Within this lifecycle, Docker objects play a critical role. Docker images are the read-only templates used to create containers. When a Docker image is executed, it becomes a Docker container—a live instance of that image. To maintain data persistence, Docker utilizes volumes, and to facilitate communication between containers, it employs virtual networks.
Cloud Integration and Enterprise Deployment
Docker's versatility allows it to function seamlessly across diverse environments, from a local developer's laptop to massive data centers. This portability is a cornerstone of cloud-native development and hybrid multicloud environments, which unify on-premises, private cloud, public cloud, and edge settings.
All major Cloud Service Providers (CSPs) have integrated Docker into their ecosystems. For instance, Amazon Web Services (AWS) provides a highly reliable and low-cost framework for building, shipping, and running distributed applications at scale. A recent collaboration between Docker and AWS has further streamlined this process, allowing developers to use Docker Compose and Docker Desktop to leverage their local workflows for seamless deployment onto Amazon ECS and AWS Fargate.
Beyond AWS, other leading providers such as Microsoft Azure, Google Cloud Services, and IBM Cloud offer specific services to support Docker containerization. These providers typically offer Containers as a Service (CaaS), which enables developers to manage and deploy containerized applications at scale. CaaS exists alongside other cloud models such as Infrastructure as a Service (IaaS) and Software as a Service (SaaS), providing a specialized layer for container management.
Impact on Specialized Technologies and AI/ML
The impact of Docker extends beyond general web applications into the realm of Artificial Intelligence (AI) and Machine Learning (ML). The development of AI/ML models often requires complex dependencies and specific versions of libraries that can be difficult to configure. Docker accelerates innovation in this field by providing portable application development environments.
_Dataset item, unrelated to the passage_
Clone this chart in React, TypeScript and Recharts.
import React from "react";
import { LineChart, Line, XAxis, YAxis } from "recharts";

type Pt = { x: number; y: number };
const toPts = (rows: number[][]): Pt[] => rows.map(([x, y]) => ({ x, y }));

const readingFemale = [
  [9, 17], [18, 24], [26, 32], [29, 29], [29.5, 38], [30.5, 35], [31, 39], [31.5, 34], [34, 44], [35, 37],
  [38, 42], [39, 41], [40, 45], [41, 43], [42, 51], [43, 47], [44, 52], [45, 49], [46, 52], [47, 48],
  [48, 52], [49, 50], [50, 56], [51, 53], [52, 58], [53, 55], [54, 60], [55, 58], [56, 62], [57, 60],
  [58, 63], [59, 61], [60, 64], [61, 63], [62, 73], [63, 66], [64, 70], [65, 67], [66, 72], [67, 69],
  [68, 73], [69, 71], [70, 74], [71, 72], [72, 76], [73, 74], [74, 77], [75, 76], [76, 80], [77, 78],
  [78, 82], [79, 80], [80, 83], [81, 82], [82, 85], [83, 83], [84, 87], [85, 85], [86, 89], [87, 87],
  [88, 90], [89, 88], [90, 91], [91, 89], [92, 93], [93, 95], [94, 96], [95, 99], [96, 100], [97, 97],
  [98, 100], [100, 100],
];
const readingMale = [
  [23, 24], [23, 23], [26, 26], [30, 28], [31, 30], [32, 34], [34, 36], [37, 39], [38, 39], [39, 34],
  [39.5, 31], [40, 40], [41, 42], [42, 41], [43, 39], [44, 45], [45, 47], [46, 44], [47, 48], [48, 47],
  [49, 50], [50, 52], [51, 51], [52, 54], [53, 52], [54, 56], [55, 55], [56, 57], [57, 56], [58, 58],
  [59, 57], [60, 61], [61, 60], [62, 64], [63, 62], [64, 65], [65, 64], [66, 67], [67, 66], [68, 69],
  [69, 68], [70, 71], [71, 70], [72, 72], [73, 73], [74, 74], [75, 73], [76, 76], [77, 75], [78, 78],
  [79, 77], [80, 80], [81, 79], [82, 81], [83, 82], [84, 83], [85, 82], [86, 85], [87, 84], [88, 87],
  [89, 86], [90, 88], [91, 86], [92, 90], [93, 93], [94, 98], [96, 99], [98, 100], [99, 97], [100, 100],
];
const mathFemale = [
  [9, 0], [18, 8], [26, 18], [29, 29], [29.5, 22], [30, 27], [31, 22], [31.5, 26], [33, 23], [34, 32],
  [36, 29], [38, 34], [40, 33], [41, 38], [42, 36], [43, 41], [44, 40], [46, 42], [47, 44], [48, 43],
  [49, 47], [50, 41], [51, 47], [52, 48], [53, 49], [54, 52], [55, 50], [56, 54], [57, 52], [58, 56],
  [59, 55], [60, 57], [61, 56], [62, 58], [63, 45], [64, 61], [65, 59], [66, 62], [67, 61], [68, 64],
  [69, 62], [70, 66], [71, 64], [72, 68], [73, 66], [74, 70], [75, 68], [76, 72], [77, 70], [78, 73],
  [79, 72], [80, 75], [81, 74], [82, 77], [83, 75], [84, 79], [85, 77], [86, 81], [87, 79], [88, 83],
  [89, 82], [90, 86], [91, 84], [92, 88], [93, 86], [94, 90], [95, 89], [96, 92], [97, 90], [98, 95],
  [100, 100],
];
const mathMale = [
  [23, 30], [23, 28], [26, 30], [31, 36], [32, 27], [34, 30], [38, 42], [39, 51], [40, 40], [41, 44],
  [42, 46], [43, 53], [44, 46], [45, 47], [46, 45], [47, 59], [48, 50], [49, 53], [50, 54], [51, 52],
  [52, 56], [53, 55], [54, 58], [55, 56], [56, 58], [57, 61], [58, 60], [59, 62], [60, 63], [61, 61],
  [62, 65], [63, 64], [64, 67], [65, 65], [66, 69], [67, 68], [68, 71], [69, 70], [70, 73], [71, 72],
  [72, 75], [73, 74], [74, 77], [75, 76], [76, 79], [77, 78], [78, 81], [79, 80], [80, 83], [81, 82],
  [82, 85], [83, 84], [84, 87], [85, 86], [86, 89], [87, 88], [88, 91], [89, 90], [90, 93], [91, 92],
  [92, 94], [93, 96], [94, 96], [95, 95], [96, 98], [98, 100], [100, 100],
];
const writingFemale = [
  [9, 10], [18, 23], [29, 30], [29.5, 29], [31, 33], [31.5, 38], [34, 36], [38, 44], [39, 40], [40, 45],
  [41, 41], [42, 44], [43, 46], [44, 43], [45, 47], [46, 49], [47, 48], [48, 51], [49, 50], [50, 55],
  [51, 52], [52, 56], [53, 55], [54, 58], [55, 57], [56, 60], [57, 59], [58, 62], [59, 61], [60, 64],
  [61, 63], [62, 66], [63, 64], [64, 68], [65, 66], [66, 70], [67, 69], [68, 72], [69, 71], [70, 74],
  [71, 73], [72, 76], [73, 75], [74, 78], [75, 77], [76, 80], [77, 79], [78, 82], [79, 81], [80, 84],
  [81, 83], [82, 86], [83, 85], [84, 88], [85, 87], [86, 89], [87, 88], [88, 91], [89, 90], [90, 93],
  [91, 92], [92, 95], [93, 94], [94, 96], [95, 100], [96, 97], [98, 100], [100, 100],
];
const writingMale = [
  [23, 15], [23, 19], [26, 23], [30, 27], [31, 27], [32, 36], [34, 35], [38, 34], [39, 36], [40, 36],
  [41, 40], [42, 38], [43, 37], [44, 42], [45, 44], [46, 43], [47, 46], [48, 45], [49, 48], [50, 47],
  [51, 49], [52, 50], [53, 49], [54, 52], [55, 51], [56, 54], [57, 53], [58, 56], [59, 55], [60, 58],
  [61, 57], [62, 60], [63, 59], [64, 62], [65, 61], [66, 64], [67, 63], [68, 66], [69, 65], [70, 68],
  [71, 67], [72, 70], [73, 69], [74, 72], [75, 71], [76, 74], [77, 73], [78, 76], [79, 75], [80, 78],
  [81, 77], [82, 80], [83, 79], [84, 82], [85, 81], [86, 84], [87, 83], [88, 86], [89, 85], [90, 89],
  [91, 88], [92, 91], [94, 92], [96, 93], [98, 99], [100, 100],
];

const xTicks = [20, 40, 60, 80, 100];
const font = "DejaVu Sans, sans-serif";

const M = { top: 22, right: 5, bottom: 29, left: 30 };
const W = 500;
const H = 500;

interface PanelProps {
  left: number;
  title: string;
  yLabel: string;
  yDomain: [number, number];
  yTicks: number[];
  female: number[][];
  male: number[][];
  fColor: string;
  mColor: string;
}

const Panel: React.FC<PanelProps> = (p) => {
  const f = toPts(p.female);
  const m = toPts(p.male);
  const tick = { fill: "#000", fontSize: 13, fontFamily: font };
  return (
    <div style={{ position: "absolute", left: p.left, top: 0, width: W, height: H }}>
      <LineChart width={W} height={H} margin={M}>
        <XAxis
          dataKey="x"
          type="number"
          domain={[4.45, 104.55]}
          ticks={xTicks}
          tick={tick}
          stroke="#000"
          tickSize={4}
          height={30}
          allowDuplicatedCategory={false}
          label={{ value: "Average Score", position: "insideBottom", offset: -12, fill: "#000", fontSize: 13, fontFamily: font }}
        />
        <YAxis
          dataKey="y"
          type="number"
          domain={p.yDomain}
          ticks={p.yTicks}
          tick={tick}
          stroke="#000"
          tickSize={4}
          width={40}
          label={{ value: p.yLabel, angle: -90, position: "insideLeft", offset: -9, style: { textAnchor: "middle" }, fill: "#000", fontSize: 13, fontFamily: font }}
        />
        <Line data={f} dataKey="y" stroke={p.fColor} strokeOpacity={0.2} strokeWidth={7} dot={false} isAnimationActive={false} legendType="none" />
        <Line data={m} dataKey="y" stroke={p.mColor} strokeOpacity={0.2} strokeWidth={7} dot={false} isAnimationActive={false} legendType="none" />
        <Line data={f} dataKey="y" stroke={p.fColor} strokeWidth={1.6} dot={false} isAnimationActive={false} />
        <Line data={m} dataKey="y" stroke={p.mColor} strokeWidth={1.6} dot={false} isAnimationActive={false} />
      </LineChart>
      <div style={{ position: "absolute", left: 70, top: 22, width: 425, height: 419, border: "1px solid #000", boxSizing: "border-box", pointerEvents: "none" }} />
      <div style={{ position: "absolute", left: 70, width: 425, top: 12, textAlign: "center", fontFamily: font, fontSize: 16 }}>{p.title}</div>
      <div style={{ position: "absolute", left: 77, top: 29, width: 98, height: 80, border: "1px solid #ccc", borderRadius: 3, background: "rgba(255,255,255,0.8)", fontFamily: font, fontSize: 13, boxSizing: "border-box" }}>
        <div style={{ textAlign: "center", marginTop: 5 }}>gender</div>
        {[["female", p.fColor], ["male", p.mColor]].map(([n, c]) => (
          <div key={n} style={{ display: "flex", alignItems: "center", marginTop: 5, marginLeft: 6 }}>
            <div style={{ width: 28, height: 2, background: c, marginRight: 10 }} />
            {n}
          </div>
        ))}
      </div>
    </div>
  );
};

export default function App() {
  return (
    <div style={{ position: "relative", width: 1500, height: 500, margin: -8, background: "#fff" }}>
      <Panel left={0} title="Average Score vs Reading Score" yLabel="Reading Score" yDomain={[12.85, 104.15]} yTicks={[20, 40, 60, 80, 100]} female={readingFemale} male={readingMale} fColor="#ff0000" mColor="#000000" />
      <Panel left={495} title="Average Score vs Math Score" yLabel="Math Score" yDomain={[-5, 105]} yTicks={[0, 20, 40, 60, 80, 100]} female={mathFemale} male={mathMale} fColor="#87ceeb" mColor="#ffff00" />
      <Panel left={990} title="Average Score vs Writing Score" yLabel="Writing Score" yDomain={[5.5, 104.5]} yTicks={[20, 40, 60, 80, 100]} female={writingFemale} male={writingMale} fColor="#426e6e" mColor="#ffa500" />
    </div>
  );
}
The availability of Docker Hub, a massive repository of images, provides AI/ML development teams with hundreds of pre-configured images. This allows teams to bypass the tedious process of environment setup and move directly to model training and iteration, significantly accelerating the time to market for AI-driven products.
Commercial and Open Source Dimensions
Docker exists as both an open-source project and a commercial entity. The open-source project is a collaborative effort involving Docker, Inc. and various other organizations and individuals, ensuring the technology remains transparent and community-driven.
Conversely, Docker, Inc. provides a commercial version of the software, offering paid products that provide additional features and support for enterprise customers. This dual-model approach allows individuals and small teams to use the platform for free while providing large corporations with the stability and governance required for business-critical deployments. As a testament to its adoption, Docker has reported that over 20 million developers utilize the platform on a monthly basis.
Conclusion
The transition from traditional virtual machines to Docker's containerization model represents a paradigm shift in how software is delivered. By virtualizing the operating system rather than the hardware, Docker has created a lightweight, portable, and highly efficient mechanism for application deployment. The "deep drilling" into the architecture reveals a sophisticated client/server model where the Docker daemon manages the lifecycle of images and containers via a REST API, ensuring that the environment remains consistent from the developer's workstation to the cloud.
The strategic integration of Docker within the AWS, Azure, and Google Cloud ecosystems underscores its role as the industry standard for cloud-native architecture. By reducing the friction of deployment and enabling a seven-fold increase in shipping frequency, Docker has effectively democratized the ability to scale distributed applications. Whether it is through the use of CaaS for massive scaling or the utilization of Docker Hub for AI/ML acceleration, the technology provides a robust framework that addresses the historical instabilities of server deployment. The legacy of Solomon Hykes' 2013 vision continues to evolve, moving toward a future where the boundary between code and infrastructure is virtually non-existent, allowing for a truly seamless flow of software from conception to execution.